NNTool Python API Introduction

The NNTool Python API exposes all of the capabilities in the command line interface and more. It is very useful for more complicated experiments and graph validation scenarios. The main interface to the NNTool API is the nntool.api.NNGraph class returned when you open a graph via load_graph(). If a method or a class is not documented here then you should consider it private and subject to change.

Open and inspect a graph

Once loaded the model, the first thing to do is to inspect the structure and assert that is coherent to the original model. Then you can prepare it for the subsequent steps. Adjust will turn the tensors order to CHW (default). Do not worry, it might change in the next steps if the user requires a different backend (e.g. NE16 or HWC SW). Fusions will parse the graph and fuse together nodes that are supported in a more efficient way in the backend.
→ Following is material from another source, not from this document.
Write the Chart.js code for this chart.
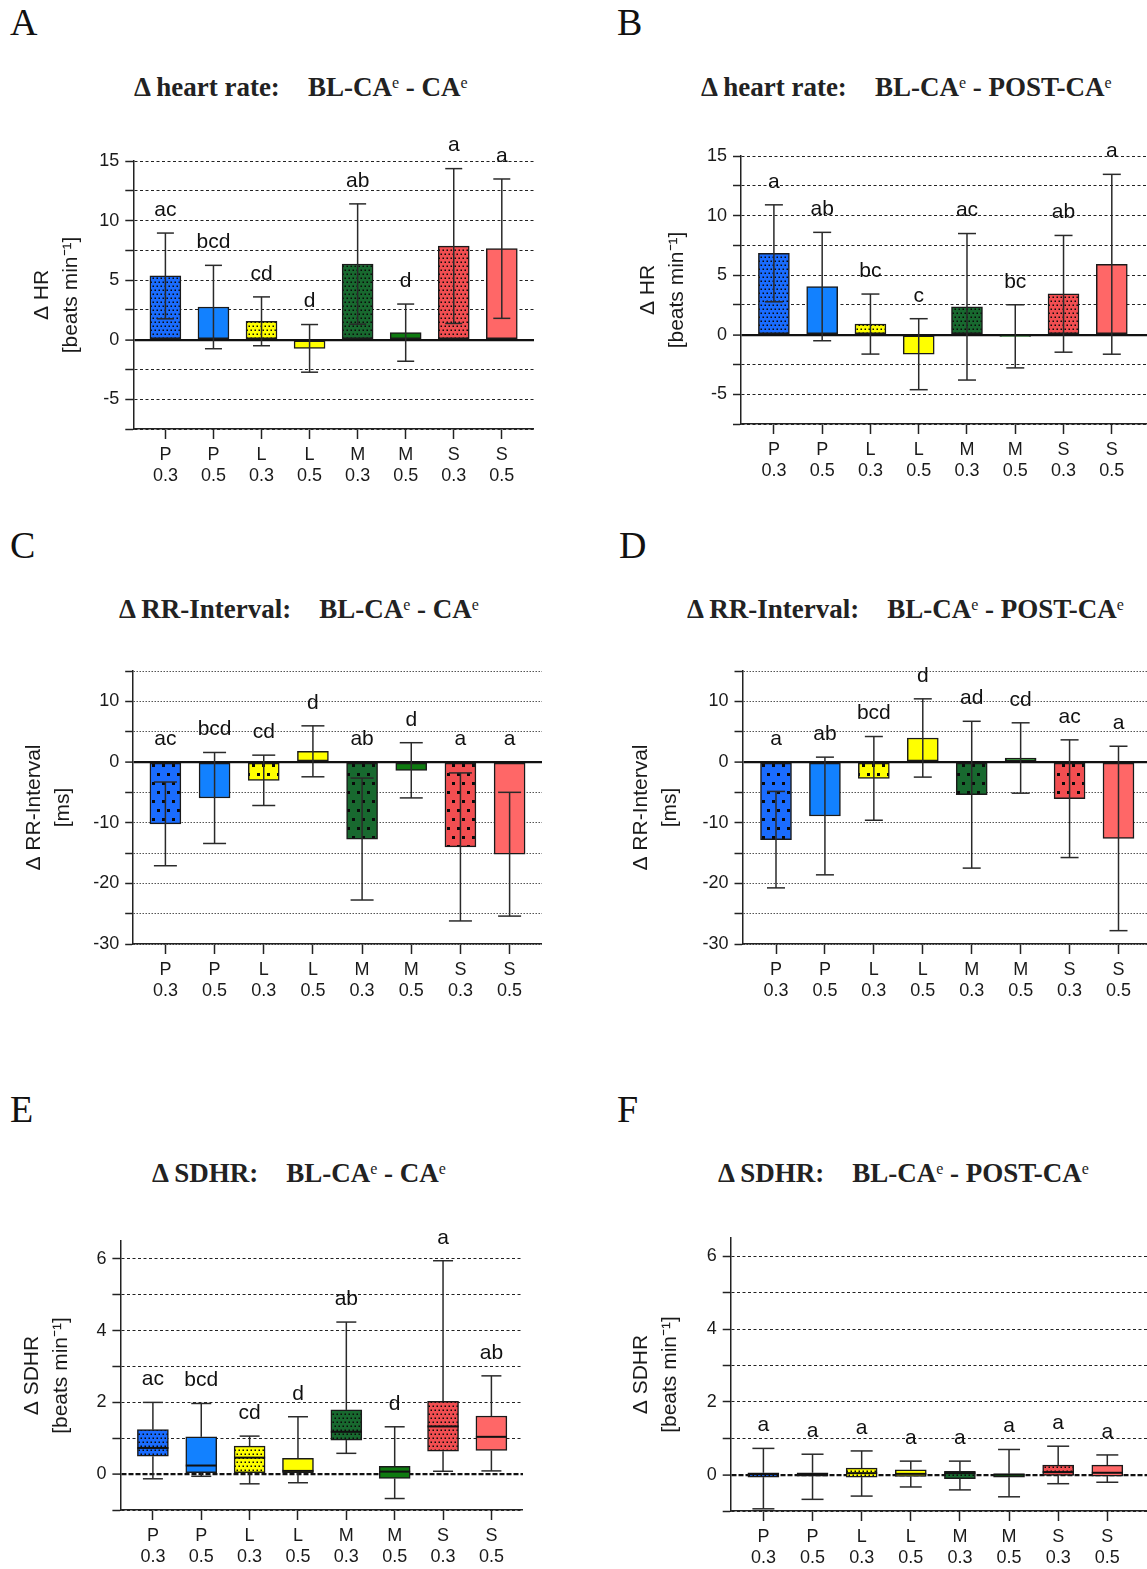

from nntool.api import NNGraph

G = NNGraph.load_graph('mygraph.tflite')
# original topology (tflite HWC, onnx CHW)
G.draw()
print(G.show())

G.adjust_order()
G.fusions("scaled_match_group")
# Topology changed after these commands
G.draw()
print(G.show())

Selecting Nodes

The API refers to operators in the graph as nodes. All nodes inherit from the nntool.api.types.NNNodeBase class. The NNGraph nodes() method can be used to select nodes by node classes. The NNGraph instance can be indexed by step index or node name to provide the instance of a particular node in the graph. For example:

from nntool.api import NNGraph
from nntool.api.types import Conv2DNode

G = NNGraph.load_graph('mygraph.tflite')

# get node by step index
print(G[12].name)

# get node by name
print(G["my_conv"].step_idx)

# get nodes by class. node_classes can be a single class or a tuple of classes
for node in G.nodes(node_classes=Conv2DNode):
   print(node.name)

Setting Node Options

Most node options are set on nodes through the at_options. The options are identical to those that you can set using the nodeoptions command and are exposed as properties of the NodeOptions class returned from the at_option property. For example:

from nntool.api import NNGraph

G = NNGraph.load_graph('mygraph.tflite')

G[12].at_options.dump_tensors = 1
G[0].at_option.allocate = 1
G[0].at_option.fixed_order = 1

They can also be set and read via the nntool.api.NNGraph.set_node_option() and nntool.api.NNGraph.get_node_option() methods. The available options are exposed via nntool.api.types.NNNodeBase.get_valid_at_options()

IMPORTANT NOTES:

  • allocate:

    this option allows the autotiler to allocate the space for the selected input/output. This will allow you to use better the available memory of the chip since the in/out space will be reused during the execution. If set to 0 instead it will be left untouched (a static block in memory). Note that if you allow the autotiler to reallocate an input space, after the execution of the network the input cannot be read anymore (the content might have changed). This option is particularly useful for NN that have big input/output tensors (like image NNs).

  • fixed_order:

    this fixes the shape of an input/output and will not NNTool change it if other adjust commands will be run. It is useful if you have an input coming from a sensor in a fixed order and you don’t want to let nntool change it.

Collecting Statistics

To quantize a graph NNTool needs to have statistics on the dynamic of each activation. If the graph is imported with the load_quantization parameter set to True (i.e. a quantized TFLITE graph or NNCF quantized ONNX graph) then these statistics will already be present. If not you need to collect them. The nntool.api.NNGraph.collect_statistics() method is used for this. It needs a dataloader which is just an iterable that returns either normalized input tensors (as numpy float arrays) if there is one input to the graph or a sequence of tensors if there is more than one input array. nntool.api.FileImporter is an example of a dataloader for sounds and images. Sometimes you just want to see what the performance of a network will be and are not worried about accuracy. In this case the nntool.api.RandomIter class can be used.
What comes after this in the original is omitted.